Shane Curran planted a big kiss on the lips of his team-mate Frankie Dolan after the pair helped their beloved St Brigid’s to All-Ireland club glory at Croke Park on St Patrick’s Day 2013.
The big goalkeeper and the diminutive forward were two of the driving forces behind that historic win over Ballymun Kickhams, the hot favourites from Dublin.
On Sunday there’ll be no locking lips however, with the pair in opposite dressing rooms in the Roscommon Senior Football Championship final.
Dolan is player-manager with Brigid’s, with the Kiltoom side eager to win back the crown and have another crack at Connacht and All-Ireland glory.
Curran is in charge of their neighbours from outside Ballinasloe, Padraig Pearses, who are in their third final in five years having never lifted the cup before in their history.
Goalkeeper supremo Shane Curran and match winner Frankie Dolan celebrate @StBrigidsRos win at the final whistle pic.twitter.com/sak3WEzra2
— Sportsfile (@sportsfile) March 17, 2013
“There’ll be no kiss this time - I don’t think that will happen!” laughed Curran when speaking to RTÉ Sport.
“A polite handshake maybe!
“I know Frankie so long and I know that whatever the result, we’ll win with dignity or lose with dignity.”
Curran has ambitions of one day managing Roscommon, a job that is currently being done by Kevin McStay.
However, he says he never intended starting out on the road in management with Brigid’s - he wanted to spread his wings further.
“I always wanted to get out and educate myself in a different environment,” he noted.
“I didn’t want to step out of a dressing room as a player and right back into it as a manager with lads I’d played with for years.
“It wasn’t for me, but Frankie has taken on that job and he’s done very well.
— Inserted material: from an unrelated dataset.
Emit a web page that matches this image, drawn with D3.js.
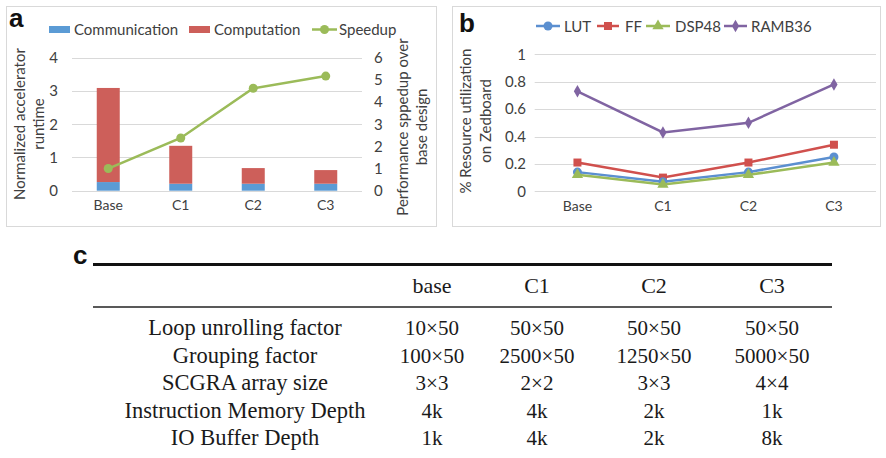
<!DOCTYPE html>
<html>
<head>
<meta charset="utf-8">
<script src="https://cdn.jsdelivr.net/npm/d3@7/dist/d3.min.js"></script>
<style>
  html, body { margin: 0; padding: 0; background: #fff; }
  svg { display: block; }
</style>
</head>
<body>
<svg id="fig" width="886" height="458"></svg>
<script>
// ---- data ----
const categories = ["Base", "C1", "C2", "C3"];
const communication = [0.26, 0.21, 0.21, 0.21];
const computation = [2.83, 1.14, 0.47, 0.41];
const speedup = [1.0, 2.38, 4.62, 5.17];
const runtimeTicks = [0, 1, 2, 3, 4];
const speedupTicks = [0, 1, 2, 3, 4, 5, 6];

const lut = [0.14, 0.07, 0.14, 0.25];
const ff = [0.21, 0.10, 0.21, 0.34];
const dsp48 = [0.12, 0.05, 0.12, 0.21];
const ramb36 = [0.73, 0.43, 0.50, 0.78];
const utilTicks = [0, 0.2, 0.4, 0.6, 0.8, 1];

const tableCols = ["base", "C1", "C2", "C3"];
const tableRowLabels = ["Loop unrolling factor", "Grouping factor", "SCGRA array size",
  "Instruction Memory Depth", "IO Buffer Depth"];
const loopUnrolling = ["10×50", "50×50", "50×50", "50×50"];
const grouping = ["100×50", "2500×50", "1250×50", "5000×50"];
const arraySize = ["3×3", "2×2", "3×3", "4×4"];
const instrDepth = ["4k", "4k", "2k", "1k"];
const ioDepth = ["1k", "4k", "2k", "8k"];

// ---- styles ----
const TXT = "#404040", GRID = "#d9d9d9";
const FONT = "Lato, 'Liberation Sans', sans-serif";
const C_BLUE = "#5b9bd5", C_RED = "#cd5f5a", C_GREEN = "#9bbb59", C_PURPLE = "#8064a2", C_FF = "#d0504d", C_LUT = "#5b8fd0";

const svg = d3.select("#fig");

function panelFrame(x0, y0, x1, y1) {
  svg.append("rect").attr("x", x0 + 0.5).attr("y", y0 + 0.5)
    .attr("width", x1 - x0).attr("height", y1 - y0)
    .attr("fill", "#fff").attr("stroke", GRID).attr("stroke-width", 1);
}

function panelLetter(x, y, t) {
  svg.append("text").attr("x", x).attr("y", y).text(t)
    .attr("font-family", "'Liberation Sans', Arial, sans-serif")
    .attr("font-weight", "bold").attr("font-size", 26).attr("fill", "#111");
}

function gridlines(g, y, ticks, x0, x1) {
  g.append("g").selectAll("line").data(ticks).join("line")
    .attr("x1", x0).attr("x2", x1)
    .attr("y1", d => Math.round(y(d)) + 0.5).attr("y2", d => Math.round(y(d)) + 0.5)
    .attr("stroke", GRID).attr("stroke-width", 1);
}

function styleAxis(sel, size) {
  sel.select(".domain").remove();
  sel.selectAll("text").attr("fill", TXT).attr("font-family", FONT).attr("font-size", size);
}

// ================= panel a =================
panelFrame(6, 6, 436, 226);
panelLetter(9, 27, "a");

const xa = d3.scaleBand().domain(categories).range([72, 362]);
const ya = d3.scaleLinear().domain([0, 4]).range([190.7, 57.7]);
const ys = d3.scaleLinear().domain([0, 6]).range([190.7, 57.7]);
const ga = svg.append("g");

gridlines(ga, ya, runtimeTicks, 72, 362);

const barW = 23;
const stackData = categories.map((c, i) => ({ c, comm: communication[i], comp: computation[i] }));
ga.append("g").selectAll("rect").data(stackData).join("rect")
  .attr("x", d => xa(d.c) + xa.bandwidth() / 2 - barW / 2).attr("width", barW)
  .attr("y", d => ya(d.comm)).attr("height", d => ya(0) - ya(d.comm))
  .attr("fill", C_BLUE);
ga.append("g").selectAll("rect").data(stackData).join("rect")
  .attr("x", d => xa(d.c) + xa.bandwidth() / 2 - barW / 2).attr("width", barW)
  .attr("y", d => ya(d.comm + d.comp)).attr("height", d => ya(d.comm) - ya(d.comm + d.comp))
  .attr("fill", C_RED);

const spd = categories.map((c, i) => ({ c, v: speedup[i] }));
ga.append("path").datum(spd)
  .attr("d", d3.line().x(d => xa(d.c) + xa.bandwidth() / 2).y(d => ys(d.v)))
  .attr("fill", "none").attr("stroke", C_GREEN).attr("stroke-width", 2.5);
ga.append("g").selectAll("circle").data(spd).join("circle")
  .attr("cx", d => xa(d.c) + xa.bandwidth() / 2).attr("cy", d => ys(d.v))
  .attr("r", 4.5).attr("fill", C_GREEN);

ga.append("g").attr("transform", "translate(58,0)")
  .call(d3.axisLeft(ya).tickValues(runtimeTicks).tickSize(0).tickPadding(0).tickFormat(d3.format("d")))
  .call(s => styleAxis(s, 15));
ga.append("g").attr("transform", "translate(374,0)")
  .call(d3.axisRight(ys).tickValues(speedupTicks).tickSize(0).tickPadding(0).tickFormat(d3.format("d")))
  .call(s => styleAxis(s, 15));
ga.append("g").attr("transform", "translate(0,200)")
  .call(d3.axisBottom(xa).tickSize(0).tickPadding(0))
  .call(s => styleAxis(s, 14));

// axis titles
function vTitle(g, x, y, lines, gap) {
  const t = g.append("text").attr("transform", `translate(${x},${y}) rotate(-90)`)
    .attr("text-anchor", "middle").attr("fill", TXT).attr("font-family", FONT).attr("font-size", 15);
  lines.forEach((l, i) => t.append("tspan").attr("x", 0).attr("dy", i === 0 ? 0 : gap).text(l));
}
vTitle(ga, 25, 124, ["Normalized accelerator", "runtime"], 19);
vTitle(ga, 408, 127, ["Performance sppedup over", "base design"], 19);

// legend a
const legA = ga.append("g").attr("font-family", FONT).attr("font-size", 15).attr("fill", TXT);
legA.append("rect").attr("x", 49).attr("y", 26).attr("width", 21).attr("height", 7).attr("fill", C_BLUE);
legA.append("text").attr("x", 74).attr("y", 34.5).text("Communication");
legA.append("rect").attr("x", 189).attr("y", 26).attr("width", 21).attr("height", 7).attr("fill", C_RED);
legA.append("text").attr("x", 214).attr("y", 34.5).text("Computation");
legA.append("line").attr("x1", 312).attr("x2", 337).attr("y1", 29.5).attr("y2", 29.5)
  .attr("stroke", C_GREEN).attr("stroke-width", 2.5);
legA.append("circle").attr("cx", 324.5).attr("cy", 29.5).attr("r", 4.5).attr("fill", C_GREEN);
legA.append("text").attr("x", 339).attr("y", 34.5).text("Speedup");

// ================= panel b =================
panelFrame(452, 6, 880, 226);
panelLetter(459, 32, "b");

const xb = d3.scaleBand().domain(categories).range([534.7, 876.7]);
const yb = d3.scaleLinear().domain([0, 1]).range([191.3, 54.3]);
const gb = svg.append("g");
gridlines(gb, yb, utilTicks, 534.7, 876);

const seriesB = [
  { name: "LUT", vals: lut, color: C_LUT, sym: d3.symbolCircle, size: 64 },
  { name: "FF", vals: ff, color: C_FF, sym: d3.symbolSquare, size: 64 },
  { name: "DSP48", vals: dsp48, color: C_GREEN, sym: d3.symbolTriangle, size: 55 },
  { name: "RAMB36", vals: ramb36, color: C_PURPLE, sym: d3.symbolDiamond, size: 45 }
];
const lineB = d3.line().x(d => xb(d.c) + xb.bandwidth() / 2).y(d => yb(d.v));
// draw order: purple and red behind, green on top of blue
[seriesB[3], seriesB[1], seriesB[0], seriesB[2]].forEach(s => {
  const pts = categories.map((c, i) => ({ c, v: s.vals[i] }));
  gb.append("path").datum(pts).attr("d", lineB)
    .attr("fill", "none").attr("stroke", s.color).attr("stroke-width", 2.5);
  gb.append("g").selectAll("path").data(pts).join("path")
    .attr("transform", d => `translate(${xb(d.c) + xb.bandwidth() / 2},${yb(d.v)})`)
    .attr("d", d3.symbol().type(s.sym).size(s.size)).attr("fill", s.color);
});

gb.append("g").attr("transform", "translate(526,0)")
  .call(d3.axisLeft(yb).tickValues(utilTicks).tickSize(0).tickPadding(0).tickFormat(d => d3.format("")(+d.toFixed(1))))
  .call(s => styleAxis(s, 15));
gb.append("g").attr("transform", "translate(0,201)")
  .call(d3.axisBottom(xb).tickSize(0).tickPadding(0))
  .call(s => styleAxis(s, 14));
vTitle(gb, 471, 121, ["% Resource utilization", "on Zedboard"], 20);

// legend b
const legB = gb.append("g").attr("font-family", FONT).attr("font-size", 15).attr("fill", TXT);
const legBx = [[536, 560, 564], [597, 619, 625], [646, 670, 675], [724, 747, 751]];
seriesB.forEach((s, i) => {
  const [a, b, tx] = legBx[i];
  legB.append("line").attr("x1", a).attr("x2", b).attr("y1", 26).attr("y2", 26)
    .attr("stroke", s.color).attr("stroke-width", 2.5);
  legB.append("path").attr("transform", `translate(${(a + b) / 2},26)`)
    .attr("d", d3.symbol().type(s.sym).size(s.size)).attr("fill", s.color);
  legB.append("text").attr("x", tx).attr("y", 31.5).text(s.name);
});

// ================= panel c (table) =================
panelLetter(73, 264, "c");
const gc = svg.append("g").attr("font-family", "'Liberation Serif', 'Times New Roman', serif")
  .attr("font-size", 22).attr("fill", "#1a1a1a");
gc.append("line").attr("x1", 93).attr("x2", 832).attr("y1", 264.5).attr("y2", 264.5)
  .attr("stroke", "#111").attr("stroke-width", 3);
gc.append("line").attr("x1", 93).attr("x2", 832).attr("y1", 307).attr("y2", 307)
  .attr("stroke", "#222").attr("stroke-width", 1.4);

const colX = d3.scaleOrdinal().domain(tableCols).range([432, 537, 654, 772]);
const rowY = d3.scalePoint().domain(tableRowLabels).range([335, 445]);
gc.append("g").selectAll("text").data(tableCols).join("text")
  .attr("x", d => colX(d)).attr("y", 293).attr("text-anchor", "middle").text(d => d);
gc.append("g").selectAll("text").data(tableRowLabels).join("text")
  .attr("x", 245).attr("y", d => rowY(d)).attr("text-anchor", "middle")
  .attr("font-size", 22.5).text(d => d);
const tableValues = [loopUnrolling, grouping, arraySize, instrDepth, ioDepth];
tableValues.forEach((row, r) => {
  gc.append("g").selectAll("text").data(row).join("text")
    .attr("x", (d, i) => colX(tableCols[i])).attr("y", rowY(tableRowLabels[r]))
    .attr("text-anchor", "middle").attr("font-size", 21).text(d => d);
});
</script>
</body>
</html>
I wanted to go down a different road.
“I felt that if I wanted to prove myself, it would be best to do it away from my own environment and Padraig Pearses offered me the job. It’s a small enough pool of senior cubs here in the county, so I knew taking it that I was going to come up against my friends at some stage.”
Curran, a favourite of Hollywood star and former Rossie minor keeper Chris O’Dowd, has managed against his own club twice, in the group stages of this year’s and last year’s Roscommon SFC. But this is different.
There is a title at stake and the game is in Kiltoom (throw-in 3.30), a stone’s throw from where he lives and many of his oldest friends will be cheering against him.
“I still do a bit of underage coaching at the club, my two daughters, Lauren and Abby, play there and I help out with the coaching and I’d go up for the odd pint,” explained the man known affectionately as ‘Cake’.
“There might be a few naysayers or people giving me funny looks, but most people are great and we’re having a bit of craic about it.”
Brigid’s are the superpower of Roscommon football these days and are expected by most informed observers to lift the cup.
But Padraig Pearses are a club with serious ambitions of their own and this outlook is shared by their 45-year-old boss.
He noted: “I won my first county title against Pearses in 2005 and the year we won the All-Ireland they gave us all of it we could handle, as I recall. This is a club knocking on the door for a few years now and one day it is going to open.”